Well, pretty soon the ground starts to shake and all sorts of stones come tumbling down off the sides of the canyon and one big slab falls right across the opening to that little slot canyon, trapping him in. And Coyote tries to push that big rock, and he shoves and he pushes, but it will not budge. “Help me, Falcon!” he calls.

Falcon floats above him in the sky. “You made the desert angry when you stole her blanket! You have to give it back.”

Well, the coyote doesn't want to hear this, so he starts trying to climb up the cliff wall. He scrambles up a little way, and then the rock is too slick and too steep and he falls back to the bottom of the little canyon. “Help me, Falcon!” he calls again.

“You have to give back the desert's blanket,” the falcon calls from the sky.

Finally it is getting pretty late and the coyote has missed his lunch and his dinner and he is getting hungry. The sky gets dark and it starts to get cold. Coyote's stomach is grumbling, and he wants to go to his den under the big cottonwood down by the river, where he has piled up some soft leaves and he has some old bones that might still have marrow inside. But he doesn't want to give back the blanket, especially because now it is pretty cold down there in that slot canyon. “I'll wait until morning,” he says, “and then, when the sun starts to heat up the rocks, I'll give the blanket back. l just have to make it through the night without a meal.”

But Falcon remembers how many times Coyote helped him out, and so Falcon goes and gets a mouse and he drops it in front of Coyote. So the old coyote has a little something in his stomach to get him through the night.

In the morning, the sun starts to warm the canyon walls, and the blankets begin to glow with color. Coyote unties the knot where he has fastened the blanket around his shoulders, and he holds it up. “I'll give the blanket back,” he yells into the canyon, “if you'll move this rock so I can go home.” His voice echoes in the canyon and pretty soon a rumbling sound starts, and the big stone slides back and the way is open.

But that old coyote just holds on to the blanket by its edges and out of the canyon he runs. And the rocks start crashing down from the canyon walls, and small stones rain down on him, but he just keeps on running. He's not going to let go of that blanket.

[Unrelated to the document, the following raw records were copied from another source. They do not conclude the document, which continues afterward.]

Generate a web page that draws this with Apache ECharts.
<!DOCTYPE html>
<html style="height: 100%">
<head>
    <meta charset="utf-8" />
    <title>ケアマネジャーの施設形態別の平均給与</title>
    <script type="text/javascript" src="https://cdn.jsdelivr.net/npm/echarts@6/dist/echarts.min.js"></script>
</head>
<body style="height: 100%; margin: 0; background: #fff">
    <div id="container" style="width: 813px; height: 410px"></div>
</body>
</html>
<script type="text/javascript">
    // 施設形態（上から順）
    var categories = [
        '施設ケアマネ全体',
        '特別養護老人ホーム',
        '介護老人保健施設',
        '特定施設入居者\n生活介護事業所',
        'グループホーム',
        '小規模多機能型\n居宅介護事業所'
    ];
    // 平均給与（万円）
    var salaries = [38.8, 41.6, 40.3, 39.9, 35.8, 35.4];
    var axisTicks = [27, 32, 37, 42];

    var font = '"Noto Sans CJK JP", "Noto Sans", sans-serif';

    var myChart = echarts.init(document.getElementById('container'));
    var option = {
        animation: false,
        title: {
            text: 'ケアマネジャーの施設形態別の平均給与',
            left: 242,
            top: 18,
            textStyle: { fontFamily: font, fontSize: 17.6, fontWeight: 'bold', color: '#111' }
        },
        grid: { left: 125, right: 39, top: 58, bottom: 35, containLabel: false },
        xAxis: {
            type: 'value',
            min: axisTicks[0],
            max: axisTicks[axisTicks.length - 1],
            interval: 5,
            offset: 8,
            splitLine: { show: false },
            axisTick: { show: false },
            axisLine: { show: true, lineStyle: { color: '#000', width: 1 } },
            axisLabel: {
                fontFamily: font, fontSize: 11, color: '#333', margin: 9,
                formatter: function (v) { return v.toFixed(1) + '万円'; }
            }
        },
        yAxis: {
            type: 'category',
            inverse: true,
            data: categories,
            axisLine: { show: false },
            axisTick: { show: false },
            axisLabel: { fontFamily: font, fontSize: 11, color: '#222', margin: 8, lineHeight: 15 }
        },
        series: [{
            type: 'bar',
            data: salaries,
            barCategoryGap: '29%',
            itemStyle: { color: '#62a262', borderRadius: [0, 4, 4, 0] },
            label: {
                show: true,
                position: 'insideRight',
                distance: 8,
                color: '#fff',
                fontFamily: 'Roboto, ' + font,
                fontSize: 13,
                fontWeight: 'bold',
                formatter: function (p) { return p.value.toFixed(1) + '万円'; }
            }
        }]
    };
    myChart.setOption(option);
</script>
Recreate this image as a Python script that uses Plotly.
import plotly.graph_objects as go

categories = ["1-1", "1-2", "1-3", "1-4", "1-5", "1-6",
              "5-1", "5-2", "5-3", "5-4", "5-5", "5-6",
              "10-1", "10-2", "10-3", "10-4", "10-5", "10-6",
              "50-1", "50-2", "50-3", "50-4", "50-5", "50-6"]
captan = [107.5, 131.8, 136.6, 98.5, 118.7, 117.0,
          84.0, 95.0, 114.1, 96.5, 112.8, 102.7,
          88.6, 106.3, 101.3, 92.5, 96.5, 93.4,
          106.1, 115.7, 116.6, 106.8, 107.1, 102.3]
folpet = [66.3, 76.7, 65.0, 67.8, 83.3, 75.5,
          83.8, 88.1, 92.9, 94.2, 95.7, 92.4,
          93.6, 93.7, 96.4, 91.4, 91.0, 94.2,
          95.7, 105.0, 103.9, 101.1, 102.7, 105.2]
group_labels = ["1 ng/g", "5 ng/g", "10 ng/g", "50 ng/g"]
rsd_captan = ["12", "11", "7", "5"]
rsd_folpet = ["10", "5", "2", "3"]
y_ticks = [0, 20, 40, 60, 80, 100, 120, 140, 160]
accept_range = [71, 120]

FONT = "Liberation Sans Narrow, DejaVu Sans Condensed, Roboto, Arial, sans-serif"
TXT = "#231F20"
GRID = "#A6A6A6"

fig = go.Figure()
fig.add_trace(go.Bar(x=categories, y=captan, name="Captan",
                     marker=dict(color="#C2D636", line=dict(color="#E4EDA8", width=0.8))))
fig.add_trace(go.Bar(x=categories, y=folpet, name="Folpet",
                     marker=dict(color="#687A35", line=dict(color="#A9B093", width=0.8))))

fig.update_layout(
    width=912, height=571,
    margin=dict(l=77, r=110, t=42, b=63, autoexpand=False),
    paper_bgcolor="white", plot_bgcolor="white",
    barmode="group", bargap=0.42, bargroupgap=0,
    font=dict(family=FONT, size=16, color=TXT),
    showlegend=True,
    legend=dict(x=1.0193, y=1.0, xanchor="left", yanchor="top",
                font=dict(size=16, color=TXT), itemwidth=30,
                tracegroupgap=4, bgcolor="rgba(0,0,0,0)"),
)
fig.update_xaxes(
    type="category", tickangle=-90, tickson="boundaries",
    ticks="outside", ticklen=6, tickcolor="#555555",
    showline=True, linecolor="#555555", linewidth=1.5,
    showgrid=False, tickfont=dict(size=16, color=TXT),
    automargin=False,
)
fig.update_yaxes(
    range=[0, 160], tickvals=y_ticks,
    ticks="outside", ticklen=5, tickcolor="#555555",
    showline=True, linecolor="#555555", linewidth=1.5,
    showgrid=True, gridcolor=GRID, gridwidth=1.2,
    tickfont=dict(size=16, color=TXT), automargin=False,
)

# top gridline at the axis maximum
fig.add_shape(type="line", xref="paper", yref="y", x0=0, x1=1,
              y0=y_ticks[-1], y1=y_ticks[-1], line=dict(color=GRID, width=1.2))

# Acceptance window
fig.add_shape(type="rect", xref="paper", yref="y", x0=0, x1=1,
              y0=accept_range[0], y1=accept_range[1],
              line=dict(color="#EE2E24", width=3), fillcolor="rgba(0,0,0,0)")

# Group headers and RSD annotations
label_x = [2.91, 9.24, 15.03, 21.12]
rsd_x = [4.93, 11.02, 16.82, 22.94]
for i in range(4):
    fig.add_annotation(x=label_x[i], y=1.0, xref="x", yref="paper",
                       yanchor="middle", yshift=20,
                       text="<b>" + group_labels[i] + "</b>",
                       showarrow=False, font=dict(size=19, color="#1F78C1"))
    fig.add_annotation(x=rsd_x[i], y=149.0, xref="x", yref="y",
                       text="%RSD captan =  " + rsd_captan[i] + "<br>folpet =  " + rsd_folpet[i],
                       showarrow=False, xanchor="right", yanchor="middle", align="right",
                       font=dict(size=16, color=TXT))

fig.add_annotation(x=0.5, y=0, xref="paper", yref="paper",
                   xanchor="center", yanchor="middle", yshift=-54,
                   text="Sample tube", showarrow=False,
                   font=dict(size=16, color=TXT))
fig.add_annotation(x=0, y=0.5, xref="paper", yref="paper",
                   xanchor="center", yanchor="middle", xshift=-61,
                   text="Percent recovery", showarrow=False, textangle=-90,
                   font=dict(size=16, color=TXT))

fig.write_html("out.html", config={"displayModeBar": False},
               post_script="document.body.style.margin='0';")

So now you might be walking sometime in the desert and find a pile of rocks in the canyon, or even maybe the rocks are still falling and they almost fall on you, because the desert is
still mad about someone taking her blanket. And maybe sometime you see a coyote, but he is never sitting still, he is always loping along. The coyote is still running because he knows the desert is angry, but he never did give that blanket back.